**Goal**
Output a verbatim copy of the data, cut off after the line that contains "61.2040, 61.2045, 61.2050, 61.2055, 61.2060, 61.2066]".

**Data extract**

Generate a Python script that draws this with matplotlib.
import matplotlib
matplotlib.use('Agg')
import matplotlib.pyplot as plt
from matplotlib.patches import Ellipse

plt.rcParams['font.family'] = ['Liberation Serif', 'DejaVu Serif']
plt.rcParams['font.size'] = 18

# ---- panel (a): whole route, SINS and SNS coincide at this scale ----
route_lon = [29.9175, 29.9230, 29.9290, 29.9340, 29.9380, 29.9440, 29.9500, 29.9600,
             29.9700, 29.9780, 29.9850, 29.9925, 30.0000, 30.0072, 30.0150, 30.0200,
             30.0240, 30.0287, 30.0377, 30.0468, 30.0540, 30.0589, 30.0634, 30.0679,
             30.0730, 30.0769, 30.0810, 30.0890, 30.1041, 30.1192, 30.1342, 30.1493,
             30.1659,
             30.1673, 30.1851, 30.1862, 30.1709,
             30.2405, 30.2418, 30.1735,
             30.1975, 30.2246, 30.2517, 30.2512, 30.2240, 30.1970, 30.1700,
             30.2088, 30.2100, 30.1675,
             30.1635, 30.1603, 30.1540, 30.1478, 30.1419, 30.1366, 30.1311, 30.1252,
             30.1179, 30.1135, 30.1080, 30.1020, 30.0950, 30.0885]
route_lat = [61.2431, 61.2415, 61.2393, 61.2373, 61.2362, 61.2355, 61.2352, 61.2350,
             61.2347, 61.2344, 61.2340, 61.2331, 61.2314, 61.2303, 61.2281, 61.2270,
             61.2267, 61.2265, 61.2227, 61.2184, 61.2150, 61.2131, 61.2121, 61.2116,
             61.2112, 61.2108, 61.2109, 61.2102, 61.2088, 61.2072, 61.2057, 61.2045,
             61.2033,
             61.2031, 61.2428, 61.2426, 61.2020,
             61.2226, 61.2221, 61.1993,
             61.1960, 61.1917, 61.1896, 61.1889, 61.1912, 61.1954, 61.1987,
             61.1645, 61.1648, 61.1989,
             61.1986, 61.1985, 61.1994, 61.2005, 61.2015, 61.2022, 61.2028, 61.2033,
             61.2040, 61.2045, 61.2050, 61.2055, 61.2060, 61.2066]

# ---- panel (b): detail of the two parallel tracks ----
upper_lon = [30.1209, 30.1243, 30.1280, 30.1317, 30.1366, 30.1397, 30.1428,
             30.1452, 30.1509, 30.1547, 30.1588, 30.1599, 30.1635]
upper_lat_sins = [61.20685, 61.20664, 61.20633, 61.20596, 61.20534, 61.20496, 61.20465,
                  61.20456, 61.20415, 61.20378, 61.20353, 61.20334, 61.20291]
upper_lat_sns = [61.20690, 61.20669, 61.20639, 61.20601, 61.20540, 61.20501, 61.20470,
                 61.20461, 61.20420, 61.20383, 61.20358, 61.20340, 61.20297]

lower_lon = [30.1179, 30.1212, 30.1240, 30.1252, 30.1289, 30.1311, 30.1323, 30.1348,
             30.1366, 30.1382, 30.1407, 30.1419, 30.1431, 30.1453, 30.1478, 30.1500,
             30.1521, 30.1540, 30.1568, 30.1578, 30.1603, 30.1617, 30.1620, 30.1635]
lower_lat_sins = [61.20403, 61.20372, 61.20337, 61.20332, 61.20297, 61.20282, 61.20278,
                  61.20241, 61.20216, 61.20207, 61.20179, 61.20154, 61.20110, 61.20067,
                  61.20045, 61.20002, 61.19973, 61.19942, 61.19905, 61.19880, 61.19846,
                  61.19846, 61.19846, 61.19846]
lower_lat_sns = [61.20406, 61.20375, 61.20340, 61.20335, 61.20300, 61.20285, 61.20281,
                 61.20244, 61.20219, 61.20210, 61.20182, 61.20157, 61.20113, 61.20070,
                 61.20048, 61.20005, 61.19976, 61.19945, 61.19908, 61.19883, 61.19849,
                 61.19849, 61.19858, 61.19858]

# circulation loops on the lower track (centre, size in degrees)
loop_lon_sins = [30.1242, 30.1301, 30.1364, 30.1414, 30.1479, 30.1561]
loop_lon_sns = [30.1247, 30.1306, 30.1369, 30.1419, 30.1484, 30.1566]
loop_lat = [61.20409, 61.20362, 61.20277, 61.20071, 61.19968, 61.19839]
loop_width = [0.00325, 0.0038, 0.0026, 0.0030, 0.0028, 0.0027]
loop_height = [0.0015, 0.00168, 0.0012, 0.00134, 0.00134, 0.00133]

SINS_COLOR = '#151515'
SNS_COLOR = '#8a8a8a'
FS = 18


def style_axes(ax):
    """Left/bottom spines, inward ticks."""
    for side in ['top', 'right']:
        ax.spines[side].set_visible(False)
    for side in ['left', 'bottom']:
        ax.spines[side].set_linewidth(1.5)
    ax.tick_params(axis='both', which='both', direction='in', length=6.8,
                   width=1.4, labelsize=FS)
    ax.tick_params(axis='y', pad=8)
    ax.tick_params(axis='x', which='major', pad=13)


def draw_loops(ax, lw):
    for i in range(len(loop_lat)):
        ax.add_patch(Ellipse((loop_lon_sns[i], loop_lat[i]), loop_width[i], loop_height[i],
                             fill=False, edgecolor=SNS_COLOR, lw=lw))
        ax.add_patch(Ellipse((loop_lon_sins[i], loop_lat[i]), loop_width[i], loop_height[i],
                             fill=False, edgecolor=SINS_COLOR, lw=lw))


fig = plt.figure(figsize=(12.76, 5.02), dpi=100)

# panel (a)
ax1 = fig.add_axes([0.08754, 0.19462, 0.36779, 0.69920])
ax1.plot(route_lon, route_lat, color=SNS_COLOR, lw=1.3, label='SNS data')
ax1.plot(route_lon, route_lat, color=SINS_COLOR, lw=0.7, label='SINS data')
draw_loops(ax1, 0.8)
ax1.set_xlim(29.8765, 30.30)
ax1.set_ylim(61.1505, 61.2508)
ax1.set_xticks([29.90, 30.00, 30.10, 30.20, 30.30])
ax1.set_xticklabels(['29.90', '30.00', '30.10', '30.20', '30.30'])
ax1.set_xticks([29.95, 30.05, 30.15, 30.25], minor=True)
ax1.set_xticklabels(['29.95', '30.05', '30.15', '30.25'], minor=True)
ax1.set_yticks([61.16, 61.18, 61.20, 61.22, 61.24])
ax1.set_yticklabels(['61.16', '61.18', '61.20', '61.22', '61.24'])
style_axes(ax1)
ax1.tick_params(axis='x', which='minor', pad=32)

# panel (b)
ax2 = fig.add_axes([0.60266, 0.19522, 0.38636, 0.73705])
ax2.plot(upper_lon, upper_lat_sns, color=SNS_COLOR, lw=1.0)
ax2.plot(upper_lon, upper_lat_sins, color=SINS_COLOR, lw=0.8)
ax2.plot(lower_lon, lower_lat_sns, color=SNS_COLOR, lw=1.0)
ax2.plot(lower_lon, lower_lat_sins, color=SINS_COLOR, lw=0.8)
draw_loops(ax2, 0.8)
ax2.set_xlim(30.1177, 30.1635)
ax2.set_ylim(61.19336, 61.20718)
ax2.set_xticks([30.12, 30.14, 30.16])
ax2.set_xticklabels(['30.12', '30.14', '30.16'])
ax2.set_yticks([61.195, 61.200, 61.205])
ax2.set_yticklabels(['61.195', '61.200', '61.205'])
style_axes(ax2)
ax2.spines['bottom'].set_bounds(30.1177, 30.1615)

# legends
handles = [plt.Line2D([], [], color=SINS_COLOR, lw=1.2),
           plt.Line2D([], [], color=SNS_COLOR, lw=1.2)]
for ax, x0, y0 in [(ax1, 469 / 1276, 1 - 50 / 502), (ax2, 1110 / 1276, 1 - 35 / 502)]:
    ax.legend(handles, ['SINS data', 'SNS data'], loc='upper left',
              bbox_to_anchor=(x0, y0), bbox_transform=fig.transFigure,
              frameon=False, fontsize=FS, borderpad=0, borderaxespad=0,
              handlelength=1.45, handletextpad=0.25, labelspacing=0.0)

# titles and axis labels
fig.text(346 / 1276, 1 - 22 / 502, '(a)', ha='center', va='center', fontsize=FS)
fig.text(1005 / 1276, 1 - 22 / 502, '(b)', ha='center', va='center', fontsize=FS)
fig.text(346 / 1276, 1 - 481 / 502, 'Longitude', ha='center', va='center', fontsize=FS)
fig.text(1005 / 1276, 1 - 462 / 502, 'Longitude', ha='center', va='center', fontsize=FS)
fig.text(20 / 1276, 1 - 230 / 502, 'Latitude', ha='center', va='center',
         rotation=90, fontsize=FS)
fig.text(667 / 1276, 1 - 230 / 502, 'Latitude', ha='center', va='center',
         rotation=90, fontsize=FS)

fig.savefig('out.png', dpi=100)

**Solution**
Generate a Python script that draws this with matplotlib.
import matplotlib
matplotlib.use('Agg')
import matplotlib.pyplot as plt
from matplotlib.patches import Ellipse

plt.rcParams['font.family'] = ['Liberation Serif', 'DejaVu Serif']
plt.rcParams['font.size'] = 18

# ---- panel (a): whole route, SINS and SNS coincide at this scale ----
route_lon = [29.9175, 29.9230, 29.9290, 29.9340, 29.9380, 29.9440, 29.9500, 29.9600,
             29.9700, 29.9780, 29.9850, 29.9925, 30.0000, 30.0072, 30.0150, 30.0200,
             30.0240, 30.0287, 30.0377, 30.0468, 30.0540, 30.0589, 30.0634, 30.0679,
             30.0730, 30.0769, 30.0810, 30.0890, 30.1041, 30.1192, 30.1342, 30.1493,
             30.1659,
             30.1673, 30.1851, 30.1862, 30.1709,
             30.2405, 30.2418, 30.1735,
             30.1975, 30.2246, 30.2517, 30.2512, 30.2240, 30.1970, 30.1700,
             30.2088, 30.2100, 30.1675,
             30.1635, 30.1603, 30.1540, 30.1478, 30.1419, 30.1366, 30.1311, 30.1252,
             30.1179, 30.1135, 30.1080, 30.1020, 30.0950, 30.0885]
route_lat = [61.2431, 61.2415, 61.2393, 61.2373, 61.2362, 61.2355, 61.2352, 61.2350,
             61.2347, 61.2344, 61.2340, 61.2331, 61.2314, 61.2303, 61.2281, 61.2270,
             61.2267, 61.2265, 61.2227, 61.2184, 61.2150, 61.2131, 61.2121, 61.2116,
             61.2112, 61.2108, 61.2109, 61.2102, 61.2088, 61.2072, 61.2057, 61.2045,
             61.2033,
             61.2031, 61.2428, 61.2426, 61.2020,
             61.2226, 61.2221, 61.1993,
             61.1960, 61.1917, 61.1896, 61.1889, 61.1912, 61.1954, 61.1987,
             61.1645, 61.1648, 61.1989,
             61.1986, 61.1985, 61.1994, 61.2005, 61.2015, 61.2022, 61.2028, 61.2033,
             61.2040, 61.2045, 61.2050, 61.2055, 61.2060, 61.2066]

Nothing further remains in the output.